ECLI:NL:CBB:2021:525

College van Beroep voor het bedrijfsleven

Datum uitspraak
25 mei 2021
Publicatiedatum
25 mei 2021
Zaaknummer
19/1324
Instantie
College van Beroep voor het bedrijfsleven
Type
Uitspraak
Rechtsgebied
Bestuursrecht
Procedures
  • Verzet
Vindplaatsen
  • Rechtspraak.nl
AI samenvatting door LexboostAutomatisch gegenereerd

Verzet tegen niet-ontvankelijk verklaring van bezwaar in het kader van de Meststoffenwet

Op 25 mei 2021 heeft het College van Beroep voor het bedrijfsleven uitspraak gedaan in een verzetprocedure van [naam] B.V. tegen een eerdere uitspraak van 28 april 2020. In die uitspraak was het beroep van appellante ongegrond verklaard omdat het bezwaarschrift niet binnen de wettelijke termijn van zes weken was ingediend. Appellante had verzet aangetekend tegen deze uitspraak en verzocht om gehoord te worden. De zitting vond plaats op 12 mei 2021, waarbij appellante werd vertegenwoordigd door haar gemachtigde, ir. J.J.S. Reekers. De minister van Landbouw, Natuur en Voedselkwaliteit was niet vertegenwoordigd.

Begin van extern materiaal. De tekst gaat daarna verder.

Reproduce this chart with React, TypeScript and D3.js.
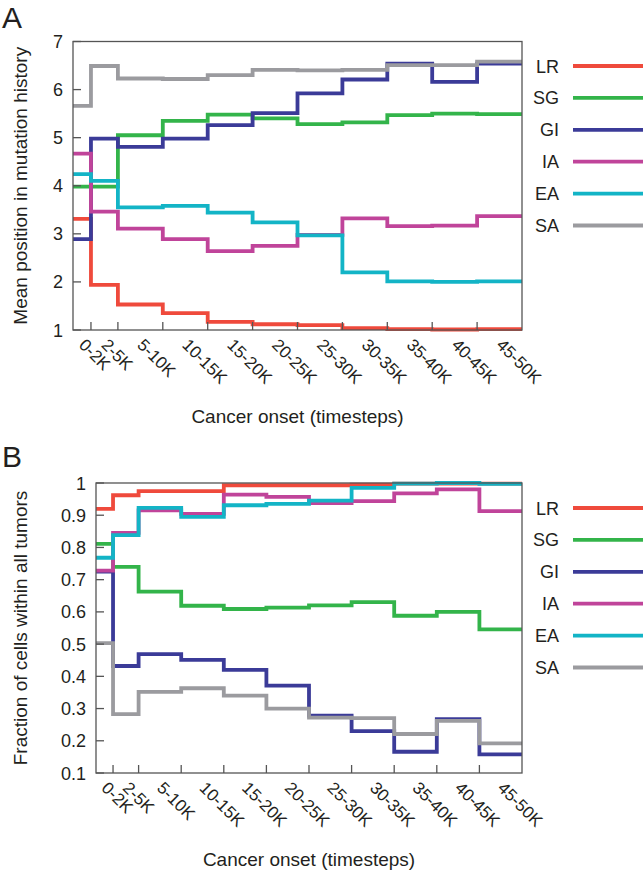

Tijdens de behandeling van het verzet heeft het College de omstandigheden rondom de (inmiddels overleden) "leidende" bestuurder van appellante, ir. P.C. Reekers, en de rol van de andere bestuurder, drs. S.A.L. Reekers, in overweging genomen. Het College kwam tot de conclusie dat de eerdere uitspraak niet in stand kon blijven, omdat er voldoende redenen waren om aan te nemen dat appellante niet in verzuim was geweest. Het College verklaarde het verzet gegrond, waardoor de eerdere uitspraak van 28 april 2020 verviel en het onderzoek in de oorspronkelijke stand werd voortgezet. De beslissing werd openbaar uitgesproken door mr. T.G.M. Simons, met F.L. van Haeften als griffier.

Uitspraak

uitspraak

COLLEGE VAN BEROEP VOOR HET BEDRIJFSLEVEN

zaaknummer: 19/1324

uitspraak van de enkelvoudige kamer van 25 mei 2021 op het verzet van

[naam] B.V., te [plaats] , appellante

(gemachtigde: ir. J.J.S. Reekers)

Procesverloop

Appellante heeft beroep ingesteld tegen het besluit op bezwaar van de minister van Landbouw, Natuur en Voedselkwaliteit (minister) van 18 juli 2019, waarbij het bezwaar van appellante niet-ontvankelijk is verklaard.
Bij uitspraak van 28 april 2020 heeft het College met toepassing van artikel 8:54, eerste lid, van de Algemene wet bestuursrecht het beroep ongegrond verklaard.
Appellante heeft tegen de uitspraak van 20 april 2020 verzet gedaan en heeft daarbij verzocht om te worden gehoord.
Het verzet is behandeld ter zitting van 12 mei 2021. Appellante heeft zich laten vertegenwoordigen door haar gemachtigde. De minister heeft zich niet laten vertegenwoordigen.

Overwegingen

1. Het College heeft het beroep ongegrond verklaard omdat het bezwaarschrift niet binnen de bezwaartermijn van zes weken is ingediend en niet is gebleken van feiten of omstandigheden op grond waarvan redelijkerwijs niet kan worden geoordeeld dat appellante in verzuim is geweest.
2. Op grond van wat in verzet ter zitting is aangevoerd over de omstandigheden in de hier van belang zijnde periode ten aanzien van de (inmiddels overleden) “leidende” bestuurder van appellante ir. P.C. Reekers en de feitelijke positie van de andere bestuurder drs. S.A.L. Reekers is het College thans van oordeel dat het beroep niet
kennelijkongegrond is. Het verzet moet daarom gegrond worden verklaard.
3. Nu het verzet gegrond wordt verklaard, vervalt de uitspraak van 28 april 2020 en wordt het onderzoek voortgezet in de stand waarin het zich bevond.
4. Voor een veroordeling in de proceskosten van het verzet bestaat geen aanleiding.

Beslissing

Het College verklaart het verzet gegrond.
Deze uitspraak is gedaan door mr. T.G.M. Simons, in aanwezigheid van F.L. van Haeften, griffier. De beslissing is in het openbaar uitgesproken op 25 mei 2021.